Thailand's government must hold elections soon to prove it has a public mandate after protests that left 90 dead in the nation's capital, a lawyer for fugitive former Prime Minister Thaksin Shinawatra said today.
Robert Amsterdam, who represents Mr Thaksin, said the government's handling of the "Red Shirt" protests demonstrated that it does not have the support of the people and fears the return of Mr Thaksin, whom it has called a terrorist for allegedly fomenting the unrest.
Mr Thaksin was ousted in a 2006 coup.
New elections are a top demand of the Red Shirt movement, which is made up of urban and rural poor, democracy activists and politicians loyal to Mr Thaksin.
Now in self-exile in Europe, Mr Thaksin faces charges of corruption and abuse of power but commands a strong following because of his populist policies.
The Thai government has also issued a warrant for Mr Thaksin's arrest on terrorism charges, a move Mr Amsterdam said was a tactical mistake.
"I think they made a serious mistake in calling him a terrorist," he said. "I think they have reduced their chances of any country extraditing him" because of the possibility of a death penalty that the charges carry.
"These people are scared of Thaksin," he said. "They are scared of someone elected by the people."
The protests, which were crushed in May, started peacefully in mid-March but turned violent as the government tried to end them. At least 90 people were killed and more than 30 buildings were damaged in arson attacks.
Mr Amsterdam, who is based in London, was speaking from Japan, where he is to urge the government to support an investigation into the causes of the violence, in which a Japanese journalist was killed.
Thai officials have said the government does not want to rush into elections before dealing with the deep social divisions that sparked the clashes. Prime Minister Abhisit Vejjajiva's term ends in November next year, and they have said it is unlikely that elections would be held this year.
Mr Amsterdam called that "outrageous" and demanded elections be held soon.
"The real legitimate leader of the Thai people happens to be Dr Thaksin," he said.
Opponents see Mr Abhisit as illegitimate because his Democratic party did not win the last general election in 2007. His government was elected by parliamentary vote last year after two previous administrations loyal to Mr Thaksin were invalidated by court rulings.
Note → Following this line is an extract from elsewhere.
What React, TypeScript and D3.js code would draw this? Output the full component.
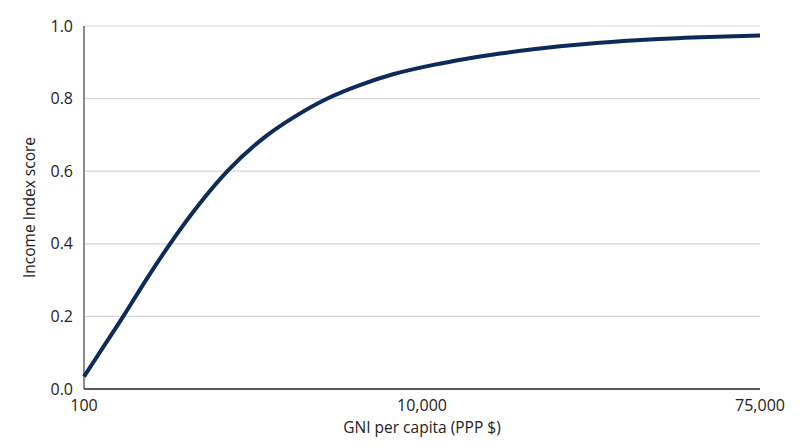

Although the protests were stopped, the pro-Thaksin Red Shirt movement remains strong.
Thousands of mourners filed through a Buddhist temple in Bangkok yesterday to attend the cremation of Major General Khattiya Sawasdiphol, who was shot in the head by a sniper on May 13 while giving interviews to foreign journalists.
It was the largest gathering of Red Shirts since the army's crackdown on their protest on May 19.